=== Exercise task ===
Do not copy the pictures; transcribe all other material exactly.

=== Recorded information ===

┌──

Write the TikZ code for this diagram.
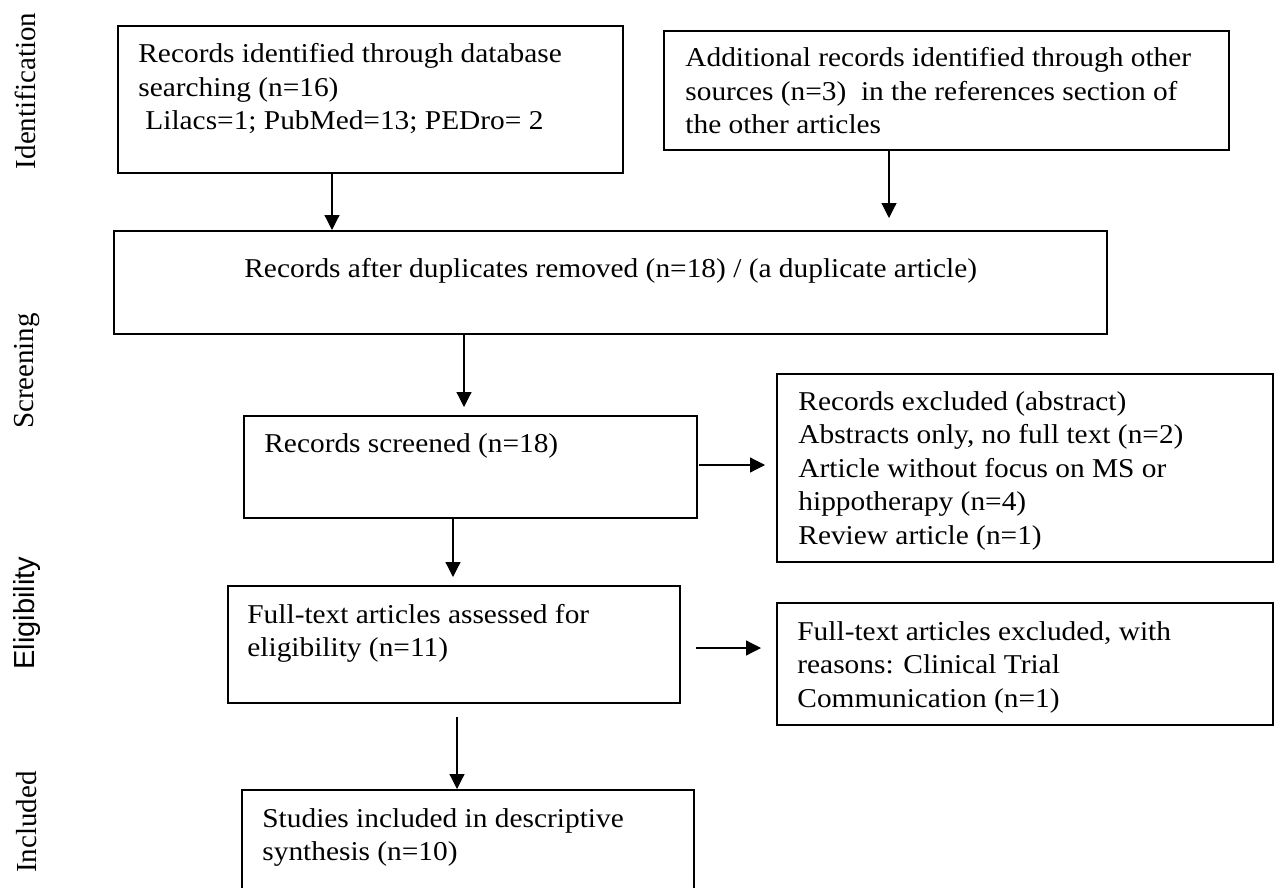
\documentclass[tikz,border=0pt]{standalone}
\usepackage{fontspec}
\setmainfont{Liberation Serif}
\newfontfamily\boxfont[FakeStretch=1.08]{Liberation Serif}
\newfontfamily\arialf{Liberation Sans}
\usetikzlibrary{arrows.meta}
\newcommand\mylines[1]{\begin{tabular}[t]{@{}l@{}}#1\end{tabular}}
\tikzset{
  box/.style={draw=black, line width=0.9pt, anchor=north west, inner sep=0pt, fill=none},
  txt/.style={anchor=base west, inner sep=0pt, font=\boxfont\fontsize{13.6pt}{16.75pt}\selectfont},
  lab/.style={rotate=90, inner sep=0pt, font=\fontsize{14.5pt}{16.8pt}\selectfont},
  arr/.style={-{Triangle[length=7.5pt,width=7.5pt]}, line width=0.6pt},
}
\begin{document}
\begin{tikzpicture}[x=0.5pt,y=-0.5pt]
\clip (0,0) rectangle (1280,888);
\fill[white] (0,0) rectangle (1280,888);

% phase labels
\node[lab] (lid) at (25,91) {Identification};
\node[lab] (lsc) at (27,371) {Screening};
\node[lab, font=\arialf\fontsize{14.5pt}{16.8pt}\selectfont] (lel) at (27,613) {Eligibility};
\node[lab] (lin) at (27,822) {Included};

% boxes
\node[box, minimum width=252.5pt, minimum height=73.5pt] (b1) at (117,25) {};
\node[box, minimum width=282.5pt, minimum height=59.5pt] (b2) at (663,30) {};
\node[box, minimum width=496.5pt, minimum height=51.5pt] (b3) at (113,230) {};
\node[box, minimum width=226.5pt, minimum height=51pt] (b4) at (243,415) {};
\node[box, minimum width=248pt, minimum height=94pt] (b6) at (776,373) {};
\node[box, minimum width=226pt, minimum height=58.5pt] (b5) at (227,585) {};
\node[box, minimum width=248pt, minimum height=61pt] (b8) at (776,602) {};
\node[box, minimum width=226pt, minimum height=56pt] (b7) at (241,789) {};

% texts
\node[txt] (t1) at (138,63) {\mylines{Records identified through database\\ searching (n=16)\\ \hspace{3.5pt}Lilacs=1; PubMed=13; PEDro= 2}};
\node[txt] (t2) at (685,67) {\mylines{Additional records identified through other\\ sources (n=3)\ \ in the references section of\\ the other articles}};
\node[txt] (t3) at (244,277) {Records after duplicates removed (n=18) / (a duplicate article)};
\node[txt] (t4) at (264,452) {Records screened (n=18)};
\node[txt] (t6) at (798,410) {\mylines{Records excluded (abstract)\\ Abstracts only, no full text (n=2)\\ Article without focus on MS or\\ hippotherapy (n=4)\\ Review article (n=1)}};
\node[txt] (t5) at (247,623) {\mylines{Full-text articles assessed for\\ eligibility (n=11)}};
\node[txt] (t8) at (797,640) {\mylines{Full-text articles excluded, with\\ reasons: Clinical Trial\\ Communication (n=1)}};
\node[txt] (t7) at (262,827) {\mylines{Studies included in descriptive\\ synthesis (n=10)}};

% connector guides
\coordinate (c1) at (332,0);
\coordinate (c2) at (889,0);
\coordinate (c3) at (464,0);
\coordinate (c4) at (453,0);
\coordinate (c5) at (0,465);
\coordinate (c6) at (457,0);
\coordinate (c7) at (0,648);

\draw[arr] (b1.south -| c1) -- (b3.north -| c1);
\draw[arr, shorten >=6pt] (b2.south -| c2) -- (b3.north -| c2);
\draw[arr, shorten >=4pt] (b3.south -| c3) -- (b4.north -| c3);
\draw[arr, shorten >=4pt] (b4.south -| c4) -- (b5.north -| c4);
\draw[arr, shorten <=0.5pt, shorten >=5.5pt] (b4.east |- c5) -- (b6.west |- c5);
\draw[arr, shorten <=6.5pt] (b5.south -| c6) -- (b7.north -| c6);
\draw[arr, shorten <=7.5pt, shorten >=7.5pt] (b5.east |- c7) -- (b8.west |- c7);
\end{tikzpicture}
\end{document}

└──

=== Written response ===
Write the TikZ code for this diagram.
\documentclass[tikz,border=0pt]{standalone}
\usepackage{fontspec}
\setmainfont{Liberation Serif}
\newfontfamily\boxfont[FakeStretch=1.08]{Liberation Serif}
\newfontfamily\arialf{Liberation Sans}
\usetikzlibrary{arrows.meta}
\newcommand\mylines[1]{\begin{tabular}[t]{@{}l@{}}#1\end{tabular}}
\tikzset{
  box/.style={draw=black, line width=0.9pt, anchor=north west, inner sep=0pt, fill=none},
  txt/.style={anchor=base west, inner sep=0pt, font=\boxfont\fontsize{13.6pt}{16.75pt}\selectfont},
  lab/.style={rotate=90, inner sep=0pt, font=\fontsize{14.5pt}{16.8pt}\selectfont},
  arr/.style={-{Triangle[length=7.5pt,width=7.5pt]}, line width=0.6pt},
}
\begin{document}
\begin{tikzpicture}[x=0.5pt,y=-0.5pt]
\clip (0,0) rectangle (1280,888);
\fill[white] (0,0) rectangle (1280,888);

% phase labels
\node[lab] (lid) at (25,91) {Identification};
\node[lab] (lsc) at (27,371) {Screening};
\node[lab, font=\arialf\fontsize{14.5pt}{16.8pt}\selectfont] (lel) at (27,613) {Eligibility};
\node[lab] (lin) at (27,822) {Included};

% boxes
\node[box, minimum width=252.5pt, minimum height=73.5pt] (b1) at (117,25) {};
\node[box, minimum width=282.5pt, minimum height=59.5pt] (b2) at (663,30) {};
\node[box, minimum width=496.5pt, minimum height=51.5pt] (b3) at (113,230) {};
\node[box, minimum width=226.5pt, minimum height=51pt] (b4) at (243,415) {};
\node[box, minimum width=248pt, minimum height=94pt] (b6) at (776,373) {};
\node[box, minimum width=226pt, minimum height=58.5pt] (b5) at (227,585) {};
\node[box, minimum width=248pt, minimum height=61pt] (b8) at (776,602) {};
\node[box, minimum width=226pt, minimum height=56pt] (b7) at (241,789) {};

% texts
\node[txt] (t1) at (138,63) {\mylines{Records identified through database\\ searching (n=16)\\ \hspace{3.5pt}Lilacs=1; PubMed=13; PEDro= 2}};
\node[txt] (t2) at (685,67) {\mylines{Additional records identified through other\\ sources (n=3)\ \ in the references section of\\ the other articles}};
\node[txt] (t3) at (244,277) {Records after duplicates removed (n=18) / (a duplicate article)};
\node[txt] (t4) at (264,452) {Records screened (n=18)};
\node[txt] (t6) at (798,410) {\mylines{Records excluded (abstract)\\ Abstracts only, no full text (n=2)\\ Article without focus on MS or\\ hippotherapy (n=4)\\ Review article (n=1)}};
\node[txt] (t5) at (247,623) {\mylines{Full-text articles assessed for\\ eligibility (n=11)}};
\node[txt] (t8) at (797,640) {\mylines{Full-text articles excluded, with\\ reasons: Clinical Trial\\ Communication (n=1)}};
\node[txt] (t7) at (262,827) {\mylines{Studies included in descriptive\\ synthesis (n=10)}};

% connector guides
\coordinate (c1) at (332,0);
\coordinate (c2) at (889,0);
\coordinate (c3) at (464,0);
\coordinate (c4) at (453,0);
\coordinate (c5) at (0,465);
\coordinate (c6) at (457,0);
\coordinate (c7) at (0,648);

\draw[arr] (b1.south -| c1) -- (b3.north -| c1);
\draw[arr, shorten >=6pt] (b2.south -| c2) -- (b3.north -| c2);
\draw[arr, shorten >=4pt] (b3.south -| c3) -- (b4.north -| c3);
\draw[arr, shorten >=4pt] (b4.south -| c4) -- (b5.north -| c4);
\draw[arr, shorten <=0.5pt, shorten >=5.5pt] (b4.east |- c5) -- (b6.west |- c5);
\draw[arr, shorten <=6.5pt] (b5.south -| c6) -- (b7.north -| c6);
\draw[arr, shorten <=7.5pt, shorten >=7.5pt] (b5.east |- c7) -- (b8.west |- c7);
\end{tikzpicture}
\end{document}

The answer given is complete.